→ **Data segment**

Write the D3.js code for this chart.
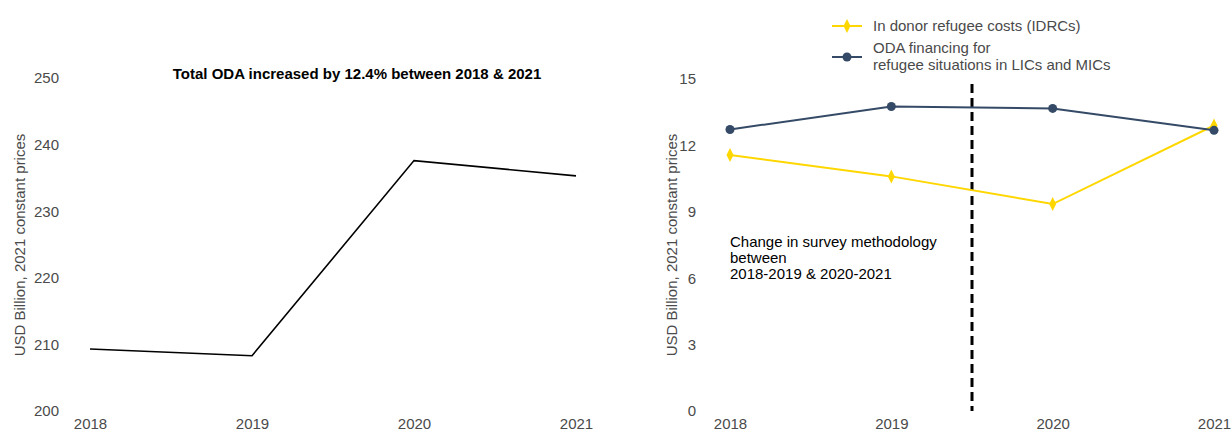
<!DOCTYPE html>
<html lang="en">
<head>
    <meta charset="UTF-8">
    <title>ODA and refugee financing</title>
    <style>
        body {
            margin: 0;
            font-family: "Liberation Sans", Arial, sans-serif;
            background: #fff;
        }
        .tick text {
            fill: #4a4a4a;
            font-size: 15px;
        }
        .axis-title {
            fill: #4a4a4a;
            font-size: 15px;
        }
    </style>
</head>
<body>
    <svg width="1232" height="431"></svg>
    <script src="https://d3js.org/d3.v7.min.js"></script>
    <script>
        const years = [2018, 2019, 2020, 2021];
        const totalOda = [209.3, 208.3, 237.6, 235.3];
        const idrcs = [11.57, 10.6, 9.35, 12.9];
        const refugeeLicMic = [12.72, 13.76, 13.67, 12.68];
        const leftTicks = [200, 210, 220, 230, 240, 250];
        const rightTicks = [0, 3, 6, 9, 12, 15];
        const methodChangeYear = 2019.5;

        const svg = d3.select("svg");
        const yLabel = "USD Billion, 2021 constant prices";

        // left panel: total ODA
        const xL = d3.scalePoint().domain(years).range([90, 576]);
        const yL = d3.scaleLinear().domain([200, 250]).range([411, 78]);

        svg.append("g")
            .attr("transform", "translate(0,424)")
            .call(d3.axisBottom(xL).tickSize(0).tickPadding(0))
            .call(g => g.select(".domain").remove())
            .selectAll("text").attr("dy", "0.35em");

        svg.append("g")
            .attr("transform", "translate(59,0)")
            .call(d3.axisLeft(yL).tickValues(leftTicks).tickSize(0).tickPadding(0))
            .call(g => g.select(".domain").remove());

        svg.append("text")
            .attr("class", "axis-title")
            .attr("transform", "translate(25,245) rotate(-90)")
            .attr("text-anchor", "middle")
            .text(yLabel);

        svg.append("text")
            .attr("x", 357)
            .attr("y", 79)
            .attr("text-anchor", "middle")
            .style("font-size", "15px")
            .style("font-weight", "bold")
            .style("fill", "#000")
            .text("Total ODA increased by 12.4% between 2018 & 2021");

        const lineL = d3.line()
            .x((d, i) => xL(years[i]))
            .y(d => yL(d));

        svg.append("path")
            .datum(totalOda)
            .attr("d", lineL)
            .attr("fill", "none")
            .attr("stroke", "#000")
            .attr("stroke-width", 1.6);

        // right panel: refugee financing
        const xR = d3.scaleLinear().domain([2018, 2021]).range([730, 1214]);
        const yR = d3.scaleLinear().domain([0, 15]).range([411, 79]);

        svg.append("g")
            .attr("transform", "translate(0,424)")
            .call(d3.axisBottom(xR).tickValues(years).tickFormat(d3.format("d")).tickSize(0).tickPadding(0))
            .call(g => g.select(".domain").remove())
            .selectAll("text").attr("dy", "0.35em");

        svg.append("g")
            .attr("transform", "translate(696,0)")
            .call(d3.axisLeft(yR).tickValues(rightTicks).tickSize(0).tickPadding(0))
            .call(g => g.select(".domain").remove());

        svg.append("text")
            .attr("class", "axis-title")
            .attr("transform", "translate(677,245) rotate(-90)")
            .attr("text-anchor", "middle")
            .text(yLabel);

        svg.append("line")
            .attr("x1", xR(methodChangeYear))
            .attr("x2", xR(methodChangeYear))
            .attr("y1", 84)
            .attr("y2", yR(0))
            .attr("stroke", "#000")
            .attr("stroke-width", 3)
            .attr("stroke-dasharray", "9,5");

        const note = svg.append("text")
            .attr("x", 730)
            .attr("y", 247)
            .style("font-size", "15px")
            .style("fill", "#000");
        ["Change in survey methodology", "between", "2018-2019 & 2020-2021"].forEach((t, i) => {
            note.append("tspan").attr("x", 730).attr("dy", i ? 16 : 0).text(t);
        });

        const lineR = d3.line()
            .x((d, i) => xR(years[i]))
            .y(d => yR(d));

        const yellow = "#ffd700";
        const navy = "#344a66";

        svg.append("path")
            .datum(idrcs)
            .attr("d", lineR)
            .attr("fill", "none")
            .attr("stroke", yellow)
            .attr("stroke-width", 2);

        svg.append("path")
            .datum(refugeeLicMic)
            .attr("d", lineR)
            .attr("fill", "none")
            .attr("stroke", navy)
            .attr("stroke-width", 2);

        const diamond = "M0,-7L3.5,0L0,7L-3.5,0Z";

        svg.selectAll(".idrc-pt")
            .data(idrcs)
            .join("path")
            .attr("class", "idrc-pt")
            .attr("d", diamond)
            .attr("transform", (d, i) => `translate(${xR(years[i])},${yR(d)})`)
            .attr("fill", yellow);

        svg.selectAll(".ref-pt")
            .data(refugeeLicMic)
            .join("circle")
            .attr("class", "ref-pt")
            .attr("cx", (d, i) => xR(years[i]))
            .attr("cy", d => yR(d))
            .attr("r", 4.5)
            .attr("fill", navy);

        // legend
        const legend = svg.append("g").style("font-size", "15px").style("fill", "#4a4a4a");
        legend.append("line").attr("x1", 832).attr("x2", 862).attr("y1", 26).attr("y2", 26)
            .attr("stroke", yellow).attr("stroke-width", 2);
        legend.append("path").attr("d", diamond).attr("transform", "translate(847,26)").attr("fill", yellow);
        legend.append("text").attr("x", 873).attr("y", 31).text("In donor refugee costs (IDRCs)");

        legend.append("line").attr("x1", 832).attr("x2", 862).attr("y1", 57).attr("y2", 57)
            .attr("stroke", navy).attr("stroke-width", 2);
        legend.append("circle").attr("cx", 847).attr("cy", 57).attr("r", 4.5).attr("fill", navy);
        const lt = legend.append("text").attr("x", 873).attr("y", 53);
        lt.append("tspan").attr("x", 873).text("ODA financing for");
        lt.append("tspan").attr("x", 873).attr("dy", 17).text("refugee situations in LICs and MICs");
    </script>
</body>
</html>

→ **What to produce**
Set every line down exactly as written, leaving each picture out.

→ **Result below**
Write the D3.js code for this chart.
<!DOCTYPE html>
<html lang="en">
<head>
    <meta charset="UTF-8">
    <title>ODA and refugee financing</title>
    <style>
        body {
            margin: 0;
            font-family: "Liberation Sans", Arial, sans-serif;
            background: #fff;
        }
        .tick text {
            fill: #4a4a4a;
            font-size: 15px;
        }
        .axis-title {
            fill: #4a4a4a;
            font-size: 15px;
        }
    </style>
</head>
<body>
    <svg width="1232" height="431"></svg>
    <script src="https://d3js.org/d3.v7.min.js"></script>
    <script>
        const years = [2018, 2019, 2020, 2021];
        const totalOda = [209.3, 208.3, 237.6, 235.3];
        const idrcs = [11.57, 10.6, 9.35, 12.9];
        const refugeeLicMic = [12.72, 13.76, 13.67, 12.68];
        const leftTicks = [200, 210, 220, 230, 240, 250];
        const rightTicks = [0, 3, 6, 9, 12, 15];
        const methodChangeYear = 2019.5;

        const svg = d3.select("svg");
        const yLabel = "USD Billion, 2021 constant prices";

        // left panel: total ODA
        const xL = d3.scalePoint().domain(years).range([90, 576]);
        const yL = d3.scaleLinear().domain([200, 250]).range([411, 78]);

        svg.append("g")
            .attr("transform", "translate(0,424)")
            .call(d3.axisBottom(xL).tickSize(0).tickPadding(0))
            .call(g => g.select(".domain").remove())
            .selectAll("text").attr("dy", "0.35em");

        svg.append("g")
            .attr("transform", "translate(59,0)")
            .call(d3.axisLeft(yL).tickValues(leftTicks).tickSize(0).tickPadding(0))
            .call(g => g.select(".domain").remove());

        svg.append("text")
            .attr("class", "axis-title")
            .attr("transform", "translate(25,245) rotate(-90)")
            .attr("text-anchor", "middle")
            .text(yLabel);

        svg.append("text")
            .attr("x", 357)
            .attr("y", 79)
            .attr("text-anchor", "middle")
            .style("font-size", "15px")
            .style("font-weight", "bold")
            .style("fill", "#000")
            .text("Total ODA increased by 12.4% between 2018 & 2021");

        const lineL = d3.line()
            .x((d, i) => xL(years[i]))
            .y(d => yL(d));

        svg.append("path")
            .datum(totalOda)
            .attr("d", lineL)
            .attr("fill", "none")
            .attr("stroke", "#000")
            .attr("stroke-width", 1.6);

        // right panel: refugee financing
        const xR = d3.scaleLinear().domain([2018, 2021]).range([730, 1214]);
        const yR = d3.scaleLinear().domain([0, 15]).range([411, 79]);

        svg.append("g")
            .attr("transform", "translate(0,424)")
            .call(d3.axisBottom(xR).tickValues(years).tickFormat(d3.format("d")).tickSize(0).tickPadding(0))
            .call(g => g.select(".domain").remove())
            .selectAll("text").attr("dy", "0.35em");

        svg.append("g")
            .attr("transform", "translate(696,0)")
            .call(d3.axisLeft(yR).tickValues(rightTicks).tickSize(0).tickPadding(0))
            .call(g => g.select(".domain").remove());

        svg.append("text")
            .attr("class", "axis-title")
            .attr("transform", "translate(677,245) rotate(-90)")
            .attr("text-anchor", "middle")
            .text(yLabel);

        svg.append("line")
            .attr("x1", xR(methodChangeYear))
            .attr("x2", xR(methodChangeYear))
            .attr("y1", 84)
            .attr("y2", yR(0))
            .attr("stroke", "#000")
            .attr("stroke-width", 3)
            .attr("stroke-dasharray", "9,5");

        const note = svg.append("text")
            .attr("x", 730)
            .attr("y", 247)
            .style("font-size", "15px")
            .style("fill", "#000");
        ["Change in survey methodology", "between", "2018-2019 & 2020-2021"].forEach((t, i) => {
            note.append("tspan").attr("x", 730).attr("dy", i ? 16 : 0).text(t);
        });

        const lineR = d3.line()
            .x((d, i) => xR(years[i]))
            .y(d => yR(d));

        const yellow = "#ffd700";
        const navy = "#344a66";

        svg.append("path")
            .datum(idrcs)
            .attr("d", lineR)
            .attr("fill", "none")
            .attr("stroke", yellow)
            .attr("stroke-width", 2);

        svg.append("path")
            .datum(refugeeLicMic)
            .attr("d", lineR)
            .attr("fill", "none")
            .attr("stroke", navy)
            .attr("stroke-width", 2);

        const diamond = "M0,-7L3.5,0L0,7L-3.5,0Z";

        svg.selectAll(".idrc-pt")
            .data(idrcs)
            .join("path")
            .attr("class", "idrc-pt")
            .attr("d", diamond)
            .attr("transform", (d, i) => `translate(${xR(years[i])},${yR(d)})`)
            .attr("fill", yellow);

        svg.selectAll(".ref-pt")
            .data(refugeeLicMic)
            .join("circle")
            .attr("class", "ref-pt")
            .attr("cx", (d, i) => xR(years[i]))
            .attr("cy", d => yR(d))
            .attr("r", 4.5)
            .attr("fill", navy);

        // legend
        const legend = svg.append("g").style("font-size", "15px").style("fill", "#4a4a4a");
        legend.append("line").attr("x1", 832).attr("x2", 862).attr("y1", 26).attr("y2", 26)
            .attr("stroke", yellow).attr("stroke-width", 2);
        legend.append("path").attr("d", diamond).attr("transform", "translate(847,26)").attr("fill", yellow);
        legend.append("text").attr("x", 873).attr("y", 31).text("In donor refugee costs (IDRCs)");

        legend.append("line").attr("x1", 832).attr("x2", 862).attr("y1", 57).attr("y2", 57)
            .attr("stroke", navy).attr("stroke-width", 2);
        legend.append("circle").attr("cx", 847).attr("cy", 57).attr("r", 4.5).attr("fill", navy);
        const lt = legend.append("text").attr("x", 873).attr("y", 53);
        lt.append("tspan").attr("x", 873).text("ODA financing for");
        lt.append("tspan").attr("x", 873).attr("dy", 17).text("refugee situations in LICs and MICs");
    </script>
</body>
</html>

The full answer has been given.